As the first day of Rock Werchter 2017 begins and a pulverising noise beams out from the festival’s cavernous main stage, you wouldn’t know it’s Savages’ first show in seven months. Heading out to a number of mainland European festivals for the second leg of their ‘Adore Life’ tour, the band are as tight as ever, even if Jehnny Beth has to work her very hardest to get the crowd on side. Wrestling in the front rows and starting competitions between each side of the crowd, she’s growing more into her role as a front woman with every next show, and has the ability to grab even the frostiest of afternoon crowds by the scruff of the neck.
The star-studded, ridiculous supergroup Prophets of Rage, meanwhile, need to do absolutely no grafting. It’s undeniably strange to hear ‘Bombtrack’, ‘Sleep Now In The Fire’ et al without the incendiary pipes of Zach De La Rocha, and though you couldn’t call their 75 minute set (seventy five minutes!) boring, it falls short, becoming significantly less than the sum of its parts, with lashings of extremely OTT musicianship to boot.
The festival’s two tents - Klub C and The Barn - are cavernous, feeling like pop-up arenas with bleachers lining the sides and quite stunning sound systems. It benefits Beth Ditto, who enraptures even those on the fringes of a Klub C tent bulging at the sides for her late afternoon set. Getting sidetracked by engaging in full-on conversations with the front rows between songs and never being short of hilarious, highlights from ‘Fake Sugar’ sound huge, with the anthemic ‘We Could Run’ already on the way to being a certified smash.
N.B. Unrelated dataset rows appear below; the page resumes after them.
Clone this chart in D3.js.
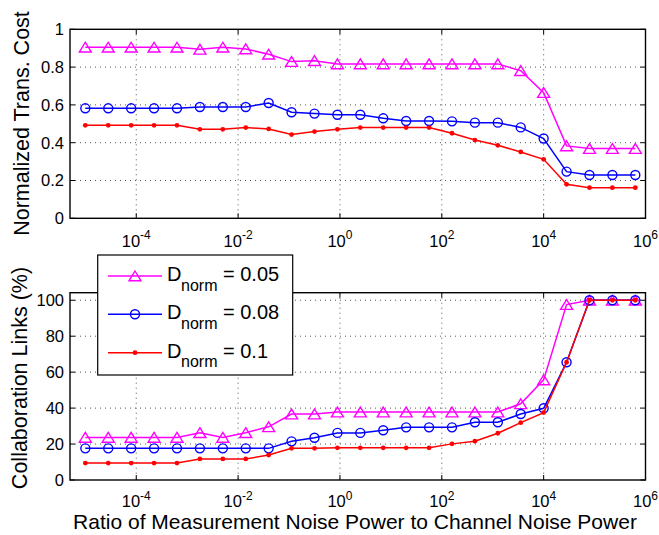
<!DOCTYPE html>
<html><head><meta charset="utf-8">
<script src="https://cdn.jsdelivr.net/npm/d3@7"></script>
<style>
body{margin:0;background:#fff;}
svg{display:block;}
text{font-family:"Liberation Sans",Arial,Helvetica,sans-serif;fill:#000;}
</style>
</head><body>
<svg id="c" width="659" height="535"></svg>
<script>
// ---------- data ----------
const xExponents = [-5, -4.55, -4.1, -3.65, -3.2, -2.75, -2.3, -1.85, -1.4, -0.95, -0.5, -0.05, 0.4, 0.85, 1.3, 1.75, 2.2, 2.65, 3.1, 3.55, 4, 4.45, 4.9, 5.35, 5.8];
const seriesLabels = ["0.05", "0.08", "0.1"];
const seriesColors = ["#ff00ff", "#0000ff", "#ff0000"];
const seriesMarkers = ["triangle", "circle", "dot"];

const costD005 = [0.905,0.905,0.905,0.905,0.905,0.894,0.905,0.896,0.868,0.829,0.834,0.817,0.817,0.817,0.817,0.817,0.817,0.817,0.817,0.781,0.665,0.383,0.369,0.369,0.369];
const costD008 = [0.582,0.582,0.582,0.582,0.582,0.589,0.589,0.589,0.610,0.561,0.554,0.548,0.548,0.529,0.515,0.515,0.513,0.506,0.506,0.481,0.422,0.247,0.229,0.229,0.229];
const costD010 = [0.492,0.492,0.492,0.492,0.492,0.471,0.471,0.480,0.473,0.443,0.459,0.471,0.480,0.480,0.480,0.480,0.450,0.414,0.386,0.351,0.312,0.180,0.162,0.162,0.162];

const linksD005 = [23.7,23.7,23.7,23.7,23.7,26.3,23.7,26.3,29.6,36.7,36.7,37.8,37.8,37.8,37.8,37.8,37.8,37.8,37.8,42.4,55.7,97.6,100,100,100];
const linksD008 = [17.6,17.6,17.6,17.6,17.6,17.6,17.6,17.6,17.6,21.5,23.5,26.2,26.2,27.7,29.3,29.3,29.3,32.1,32.1,36.7,39.9,65.5,100,100,100];
const linksD010 = [9.4,9.4,9.4,9.4,9.4,11.7,11.7,11.7,13.9,17.6,17.6,17.9,17.9,17.9,17.9,17.9,20.1,21.6,26.0,31.9,37.5,65.5,100,100,100];

const xTickExponents = [-4, -2, 0, 2, 4, 6];
const costTicks = [0, 0.2, 0.4, 0.6, 0.8, 1];
const costTickLabels = ["0", "0.2", "0.4", "0.6", "0.8", "1"];
const linkTicks = [0, 20, 40, 60, 80, 100];
const linkTickLabels = ["0", "20", "40", "60", "80", "100"];

const yLabelTop = "Normalized Trans. Cost";
const yLabelBottom = "Collaboration Links (%)";
const xLabel = "Ratio of Measurement Noise Power to Channel Noise Power";

// ---------- layout ----------
const svg = d3.select("#c");
const X0 = 70, X1 = 645.5;
const xs = xExponents.map(e => Math.pow(10, e));
const x = d3.scaleLog().domain([5e-6, 1e6]).range([X0, X1]);

function panel(cfg) {
  const y = d3.scaleLinear().domain(cfg.ydom).range([cfg.bot, cfg.top]);
  const g = svg.append("g");
  // grid
  const grid = g.append("g").attr("stroke", "#555").attr("stroke-width", 1).attr("stroke-dasharray", "1,4");
  xTickExponents.forEach(e => {
    const xv = x(Math.pow(10, e));
    if (xv < X1 - 1) grid.append("line").attr("x1", xv).attr("x2", xv).attr("y1", cfg.top).attr("y2", cfg.bot);
  });
  cfg.yticks.forEach(t => {
    const yv = y(t);
    if (yv > cfg.top + 1 && yv < cfg.bot - 1) grid.append("line").attr("x1", X0).attr("x2", X1).attr("y1", yv).attr("y2", yv);
  });
  // ticks (inward, all sides)
  const tk = g.append("g").attr("stroke", "#000").attr("stroke-width", 1);
  xTickExponents.forEach(e => {
    const xv = x(Math.pow(10, e));
    tk.append("line").attr("x1", xv).attr("x2", xv).attr("y1", cfg.bot).attr("y2", cfg.bot - 5);
    tk.append("line").attr("x1", xv).attr("x2", xv).attr("y1", cfg.top).attr("y2", cfg.top + 5);
  });
  cfg.yticks.forEach(t => {
    const yv = y(t);
    tk.append("line").attr("x1", X0).attr("x2", X0 + 5).attr("y1", yv).attr("y2", yv);
    tk.append("line").attr("x1", X1).attr("x2", X1 - 5).attr("y1", yv).attr("y2", yv);
  });
  // box
  g.append("rect").attr("x", X0).attr("y", cfg.top).attr("width", X1 - X0).attr("height", cfg.bot - cfg.top)
    .attr("fill", "none").attr("stroke", "#000").attr("stroke-width", 1.4);
  // y tick labels
  cfg.yticks.forEach((t, i) => {
    g.append("text").attr("x", 64).attr("y", y(t) + 5.8).attr("text-anchor", "end")
      .style("font-size", "16.5px").text(cfg.ylabels[i]);
  });
  // x tick labels
  xTickExponents.forEach(e => {
    const t = g.append("text").attr("x", x(Math.pow(10, e))).attr("y", cfg.xlabY)
      .attr("text-anchor", "middle").style("font-size", "16.5px");
    t.append("tspan").text("10");
    t.append("tspan").attr("dy", -7.5).style("font-size", "12px").text(String(e));
  });
  // y label
  g.append("text").attr("transform", `translate(${cfg.ylabX},${cfg.ylabCY}) rotate(-90)`)
    .attr("text-anchor", "middle").style("font-size", "21.5px").text(cfg.ytitle);
  // series
  const line = d3.line().x(d => x(d[0])).y(d => y(d[1]));
  cfg.series.forEach((vals, si) => {
    const pts = xs.map((xv, i) => [xv, vals[i]]);
    const sg = g.append("g");
    sg.append("path").attr("d", line(pts)).attr("fill", "none")
      .attr("stroke", seriesColors[si]).attr("stroke-width", 1.5);
    pts.forEach(p => drawMarker(sg, seriesMarkers[si], x(p[0]), y(p[1]), seriesColors[si]));
  });
}

function drawMarker(sel, type, cx, cy, col) {
  if (type === "triangle") {
    sel.append("path").attr("d", "M0,-5L6,4.8L-6,4.8Z").attr("transform", `translate(${cx},${cy})`)
      .attr("fill", "none").attr("stroke", col).attr("stroke-width", 1.4);
  } else if (type === "circle") {
    sel.append("circle").attr("cx", cx).attr("cy", cy).attr("r", 4.5)
      .attr("fill", "none").attr("stroke", col).attr("stroke-width", 1.4);
  } else {
    sel.append("circle").attr("cx", cx).attr("cy", cy).attr("r", 2.4).attr("fill", col);
  }
}

panel({ top: 29.3, bot: 218.3, ydom: [0, 1], yticks: costTicks, ylabels: costTickLabels,
        xlabY: 246.5, ylabX: 29, ylabCY: 123.5, ytitle: yLabelTop, series: [costD005, costD008, costD010] });
panel({ top: 292.7, bot: 480, ydom: [0, 104.2], yticks: linkTicks, ylabels: linkTickLabels,
        xlabY: 507, ylabX: 26.5, ylabCY: 378, ytitle: yLabelBottom, series: [linksD005, linksD008, linksD010] });

// x title
svg.append("text").attr("x", 355).attr("y", 529).attr("text-anchor", "middle")
  .style("font-size", "21px").text(xLabel);

// legend
const lg = svg.append("g");
lg.append("rect").attr("x", 97.7).attr("y", 255).attr("width", 195).attr("height", 120)
  .attr("fill", "#fff").attr("stroke", "#000").attr("stroke-width", 1.2);
const legY = [276, 314.3, 352.7];
seriesLabels.forEach((lab, i) => {
  const yy = legY[i];
  lg.append("line").attr("x1", 108).attr("x2", 162).attr("y1", yy).attr("y2", yy)
    .attr("stroke", seriesColors[i]).attr("stroke-width", 1.5);
  drawMarker(lg, seriesMarkers[i], 135, yy, seriesColors[i]);
  lg.append("text").attr("x", 167).attr("y", yy + 5).style("font-size", "20px").text("D");
  lg.append("text").attr("x", 181).attr("y", yy + 14.5).style("font-size", "16px").text("norm");
  lg.append("text").attr("x", 223).attr("y", yy + 5).style("font-size", "20px").text("= " + lab);
});
</script>
</body></html>
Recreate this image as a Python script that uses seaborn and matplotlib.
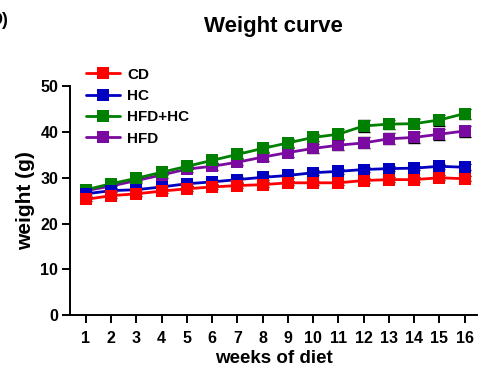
import numpy as np
import pandas as pd
import matplotlib
matplotlib.use("Agg")
import matplotlib.pyplot as plt
import seaborn as sns
from matplotlib.lines import Line2D

weeks = list(range(1, 17))
groups = ["CD", "HC", "HFD+HC", "HFD"]
colors = {"CD": "#ff0000", "HC": "#0000c0", "HFD+HC": "#008000", "HFD": "#7a0aa0"}

cd_mean = [25.3, 26.1, 26.5, 27.1, 27.6, 28.0, 28.3, 28.5, 28.9, 28.9, 28.9, 29.4, 29.6, 29.6, 30.0, 29.8]
cd_err = [0.4, 0.4, 0.4, 0.4, 0.5, 0.5, 0.5, 0.5, 0.5, 0.5, 0.5, 0.5, 0.5, 0.5, 0.5, 0.5]
hc_mean = [26.5, 27.2, 27.4, 28.0, 28.7, 29.1, 29.6, 30.1, 30.5, 31.1, 31.4, 31.8, 32.0, 32.1, 32.5, 32.3]
hc_err = [0.4, 0.4, 0.4, 0.4, 0.4, 0.5, 0.5, 0.5, 0.5, 0.5, 0.5, 0.5, 0.5, 0.5, 0.6, 0.6]
hfdhc_mean = [27.4, 28.7, 29.9, 31.2, 32.5, 33.8, 35.1, 36.4, 37.6, 38.8, 39.5, 41.3, 41.7, 41.8, 42.6, 44.0]
hfdhc_err = [0.5, 0.5, 0.5, 0.6, 0.6, 0.6, 0.7, 0.7, 0.8, 0.8, 1.1, 1.3, 1.0, 1.0, 1.2, 1.1]
hfd_mean = [27.2, 28.2, 29.4, 30.6, 31.9, 32.5, 33.4, 34.5, 35.5, 36.4, 37.1, 37.6, 38.5, 38.8, 39.5, 40.2]
hfd_err = [0.5, 0.5, 0.5, 0.6, 0.6, 0.7, 0.7, 0.8, 0.9, 1.0, 1.1, 1.2, 1.2, 1.2, 1.2, 1.2]

means = {"CD": cd_mean, "HC": hc_mean, "HFD+HC": hfdhc_mean, "HFD": hfd_mean}
errs = {"CD": cd_err, "HC": hc_err, "HFD+HC": hfdhc_err, "HFD": hfd_err}

rows = []
for g in groups:
    for w, m, e in zip(weeks, means[g], errs[g]):
        rows.append({"week": w, "weight": m, "err": e, "group": g})
df = pd.DataFrame(rows)

sns.set_style("ticks")
plt.rcParams["font.family"] = ["Liberation Sans", "DejaVu Sans"]
plt.rcParams["font.weight"] = "bold"
for k in ["text.color", "axes.labelcolor", "xtick.color", "ytick.color", "axes.edgecolor"]:
    plt.rcParams[k] = "black"

fig = plt.figure(figsize=(4.83, 3.71), dpi=100)
ax = fig.add_axes([0.145, 0.150, 0.843, 0.618])

draw_order = ["HFD", "HFD+HC", "HC", "CD"]
for i, g in enumerate(draw_order):
    sub = df[df["group"] == g]
    ax.errorbar(sub["week"], sub["weight"], yerr=sub["err"], fmt="none",
                ecolor="black", elinewidth=1.0, capsize=4, capthick=1.0,
                zorder=2 + 2 * i)
    sns.lineplot(data=sub, x="week", y="weight", ax=ax, color=colors[g],
                 marker="s", markersize=8.5, markeredgewidth=0, linewidth=2.0,
                 errorbar=None, zorder=3 + 2 * i, legend=False)

ax.set_xlim(0.37, 16.5)
ax.set_ylim(0, 50)
ax.set_xticks(weeks)
ax.set_xticklabels([str(w) for w in weeks])
ax.set_yticks([0, 10, 20, 30, 40, 50])
sns.despine(ax=ax)
for s in ["left", "bottom"]:
    ax.spines[s].set_linewidth(1.4)
ax.tick_params(axis="both", width=1.4, length=5.5, labelsize=11.5)
ax.tick_params(axis="x", pad=6)
ax.tick_params(axis="y", pad=3)
for lab in ax.get_xticklabels() + ax.get_yticklabels():
    lab.set_fontweight("bold")
ax.set_xlabel("weeks of diet", fontsize=13.5, fontweight="bold", labelpad=3)
ax.set_ylabel("weight (g)", fontsize=15, fontweight="bold", labelpad=4)
ax.set_title("Weight curve", fontsize=16, fontweight="bold", pad=39)

handles = [Line2D([0], [0], color=colors[g], marker="s", markersize=8.5,
                  markeredgewidth=0, linewidth=2.0) for g in groups]
leg = fig.legend(handles, groups, loc="upper left", bbox_to_anchor=(0.178, 0.818),
                 frameon=False, prop={"weight": "bold", "size": 11},
                 handlelength=2.2, handletextpad=0.5, labelspacing=0.48,
                 borderaxespad=0, borderpad=0)

fig.text(-0.022, 0.945, "D)", fontsize=13, fontweight="bold", ha="left", va="center")

fig.savefig("out.png", dpi=100)
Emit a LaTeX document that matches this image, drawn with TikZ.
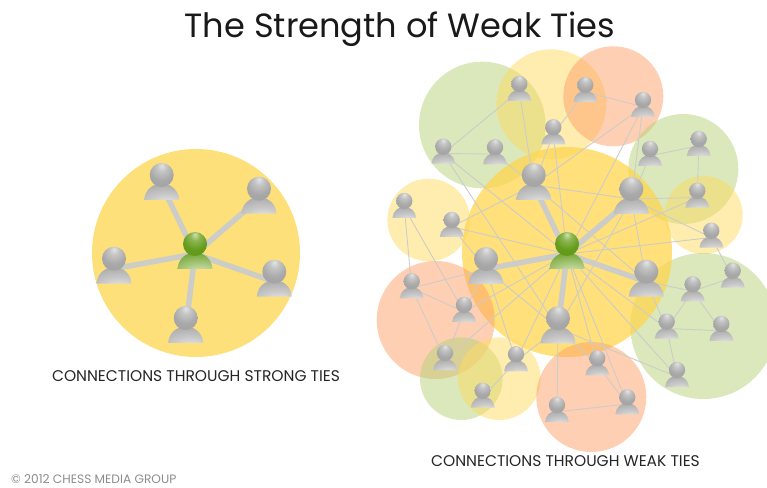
\documentclass[tikz,border=0pt]{standalone}
\usepackage{fontspec}
\setmainfont{Poppins}
\usetikzlibrary{calc,positioning}

\definecolor{tiegray}{HTML}{CCCCC8}
\definecolor{sungold}{HTML}{FEE07A}
\definecolor{ringgreen}{HTML}{B5D17A}
\definecolor{ringorange}{HTML}{FF9F67}
\definecolor{ringyellow}{HTML}{FEDB60}
\definecolor{bigyellow}{HTML}{FFD64E}

\definecolor{grayA}{HTML}{E4E4E4}
\definecolor{grayB}{HTML}{C4C4C4}
\definecolor{grayC}{HTML}{A8A8A8}
\definecolor{grayD}{HTML}{959595}
\definecolor{grayE}{HTML}{F0F0F0}
\definecolor{grayF}{HTML}{C8C8C8}
\definecolor{grayG}{HTML}{8E8E8E}
\definecolor{greenA}{HTML}{CDE2AE}
\definecolor{greenB}{HTML}{8DB652}
\definecolor{greenC}{HTML}{649C1C}
\definecolor{greenD}{HTML}{558C10}
\definecolor{greenE}{HTML}{E2EDCE}
\definecolor{greenF}{HTML}{A6C77A}
\definecolor{greenG}{HTML}{6FA02C}
\definecolor{greenH}{HTML}{558A10}

\pgfdeclareradialshading{headgray}{\pgfpoint{0bp}{20bp}}{color(0bp)=(grayA);color(10bp)=(grayB);color(25bp)=(grayC);color(70bp)=(grayD)}
\pgfdeclareradialshading{headgreen}{\pgfpoint{0bp}{20bp}}{color(0bp)=(greenA);color(10bp)=(greenB);color(25bp)=(greenC);color(70bp)=(greenD)}
\pgfdeclareradialshading{bodygray}{\pgfpoint{8bp}{-42bp}}{color(0bp)=(grayE);color(25bp)=(grayF);color(50bp)=(grayC);color(100bp)=(grayG)}
\pgfdeclareradialshading{bodygreen}{\pgfpoint{8bp}{-42bp}}{color(0bp)=(greenE);color(25bp)=(greenF);color(50bp)=(greenG);color(100bp)=(greenH)}

\tikzset{
    strongtie/.style={line width=5.5pt,tiegray},
    weaktie/.style={line width=.9pt,tiegray},
    ring/.style={fill=#1,fill opacity=.5,draw=none},
    caption/.style={inner sep=0pt,anchor=base,font=\fontsize{15.5}{18}\selectfont,text=black!85},
    pics/person/.style 2 args={code={
        \shade[shading=#1]
            (-17.5,-15) .. controls (-17,-5) and (-9,1.5) .. (0,1.5)
            .. controls (9,1.5) and (17,-5) .. (17.5,-15) -- cycle;
        \shade[shading=#2] (0,10) circle (12);
    }}
}

\begin{document}
\begin{tikzpicture}[x=1pt,y=1pt]
    \useasboundingbox (0,0) rectangle (767,487);

    % circles
    \fill[sungold] (196,234) circle (104);
    \foreach \c/\x/\y/\r in {
        ringgreen/482.3/362/63.3,
        ringyellow/551.3/382.7/55,
        ringorange/613.3/390.7/50,
        ringgreen/683.3/318/55,
        ringyellow/703.7/272/39,
        ringyellow/428.7/267/41.3,
        ringgreen/703.3/161/73}
    {
        \fill[ring=\c] (\x,\y) circle (\r);
    };
    \fill[bigyellow,fill opacity=.75] (567,235) circle (105);
    \foreach \c/\x/\y/\r in {
        ringorange/435.7/167/59,
        ringgreen/461.3/108.3/41.3,
        ringyellow/499.3/108.3/41.3,
        ringorange/591.3/90/55}
    {
        \fill[ring=\c] (\x,\y) circle (\r);
    };

    % left group
    \coordinate (C) at (195,233);
    \coordinate (S1) at (161.7,302);
    \coordinate (S2) at (259,288.3);
    \coordinate (S3) at (114,218.3);
    \coordinate (S4) at (274.3,205.3);
    \coordinate (S5) at (185.7,159);

    % right group, strong ties
    \coordinate (G) at (567,233);
    \coordinate (L1) at (533.7,302);
    \coordinate (L2) at (631.3,288);
    \coordinate (L3) at (486,218);
    \coordinate (L4) at (646.3,205.3);
    \coordinate (L5) at (558,158.7);

    % right group, weak ties
    \foreach \v/\x/\y in {
        a/519.3/396.2, b/585.3/395.2, c/643/380.2, d/553.3/352.9,
        e/443.3/333.5, f/495/332.9, g/650/331.2, h/698.7/341.2,
        i/697.3/289.5, j/404.3/279.2, k/451.7/260.2, l/711.3/249.5,
        m/732.7/209.5, n/692.7/195.9, o/411.7/198.9, p/464/175.2,
        q/666.7/158.5, r/721.3/156.2, s/445/127.2, t/516/125.9,
        u/597.3/121.9, v/482.7/89.5, w/677/110.2, x/627.3/82.9,
        y/557/75.2}
    {
        \coordinate (\v) at (\x,\y);
    };

    \foreach \u/\v in {
        a/e, a/L1, b/d, b/c, c/L1, c/G, c/L2, d/L1, d/G,
        e/f, e/G, e/L5, f/L1, g/L2, g/h, h/i, i/L2, i/G,
        l/L2, l/G, l/m, L1/L2, L1/k, L1/L4, k/G, k/L3,
        j/o, j/p, L2/L5, L2/L4, o/L3, o/p, o/s, p/L3, p/G,
        p/s, s/G, t/G, t/L3, t/L5, L3/L5, t/v, L5/y, L5/u,
        L5/w, u/G, u/x, x/y, x/G, w/G, w/q, q/G, q/L4,
        q/r, q/n, n/r, n/m, n/L4}
    {
        \draw[weaktie] (\u) -- (\v);
    };

    \foreach \v in {S1,S2,S3,S4,S5}
    {
        \draw[strongtie] (C) -- (\v);
    };
    \foreach \v in {L1,L2,L3,L4,L5}
    {
        \draw[strongtie] (G) -- (\v);
    };

    \foreach \v in {a,b,c,d,e,f,g,h,i,j,k,l,m,n,o,p,q,r,s,t,u,v,w,x,y}
    {
        \pic[scale=.68] at (\v) {person={bodygray}{headgray}};
    };
    \foreach \v in {S1,S2,S3,S4,S5,L1,L2,L3,L4,L5}
    {
        \pic at (\v) {person={bodygray}{headgray}};
    };
    \pic at (C) {person={bodygreen}{headgreen}};
    \pic at (G) {person={bodygreen}{headgreen}};

    \node[font=\fontsize{33.6}{40}\selectfont,text=black!90,inner sep=0pt,anchor=base] (title) at (400,449) {The Strength of Weak Ties};
    \node[caption] (strong) at (196,106) {CONNECTIONS THROUGH STRONG TIES};
    \node[caption] (weak) at (565.5,21) {CONNECTIONS THROUGH WEAK TIES};
    \node[inner sep=0pt,anchor=base west,font=\fontsize{12.2}{14}\selectfont,text=black!45] (copy) at (11,4) {© 2012 CHESS MEDIA GROUP};
\end{tikzpicture}
\end{document}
Over in The Barn, Lorde has stripped things back. After her huge, immaculately produced Glastonbury set the week before, which saw the ‘Melodrama’ singer spending half the set in a huge suspended glass box, tonight’s set pushes her band and her vocals to the fore. The results are maybe even more impressive.
Production has become a huge part of Lorde’s live set since her return at Coachella, but tonight shows that when things are taken back to their core elements, she’s still the best pop star we have at the moment. Becoming visibly overcome by the crowd’s reaction during ‘Liability’, highlights from ‘Melodrama’ feel genuinely massive. ‘Supercut’ simply has to be the record’s next single - an intense, vital documentation of a relationship’s flaws and rose-tinted memories of loved ones, it’s the set’s highlight. A closing pair of ‘Team’ and ‘Green Light’ have the packed tent dancing like their lives depend on it, and when the urgency of Lorde’s new album is reflected in the crowd, there’s a unity formed that feels unshakeable. Few pop stars in Lorde’s mould would have the guts to strip things back so fully, but when the songs are this good, they’ll shine in any circumstance.
A quick dash back over to the main stage sees Win Butler on cutting, sarcastic form. “We’ve been here three or four times before, and I don’t get it, do you still like our music?” he winks, asking the crowd for an inch of the gusto the band provide on ‘No Cars Go’, and the crowd respond emphatically. Dedicating ‘The Suburbs’ to David Bowie, and thrashing straight into its album follow-up ‘Ready To Start’, the set strikes the perfect balance between old and new, stadium-ready shiners and the band’s trademark intimacy.
New single ‘Creature Comfort’ is already an instantly sweet hit, with even newer offering ‘Signs of Life’ even catchier, mumbled back from the crowd before it’s even half over. A one-two of ‘Reflektor’ and ‘Afterlife’ proves the live power of the band’s up-and-down 2013 LP, and tonight is a perfectly crafted festival headline set. Never straying too far into left field, and building to an inevitable but still spine-tingling finale of ‘Wake Up’, the band simply don’t put a foot wrong. Back in 2010, when Arcade Fire first started headlining the world’s biggest festivals, the slots felt truly deserved, but were delivered by a band almost bemused by their success. Tonight they feel absolutely at home, and the set is all the more brilliant for it.
Kings of Leon, meanwhile, look like they’d rather be absolutely anywhere else. They still rattle through early offerings ‘The Bucket’ and ‘Fans’ with intensity, but when Caleb Followill reveals that this is their seventh time playing Rock Werchter - the festival they’ve played most in the entire world - he couldn’t sound less interested at the prospect of number eight. They’ve still got plenty enough hits to make a set such as this a screaming success, but coming after a vibrant, infectiously energetic Arcade Fire, it just feels flat.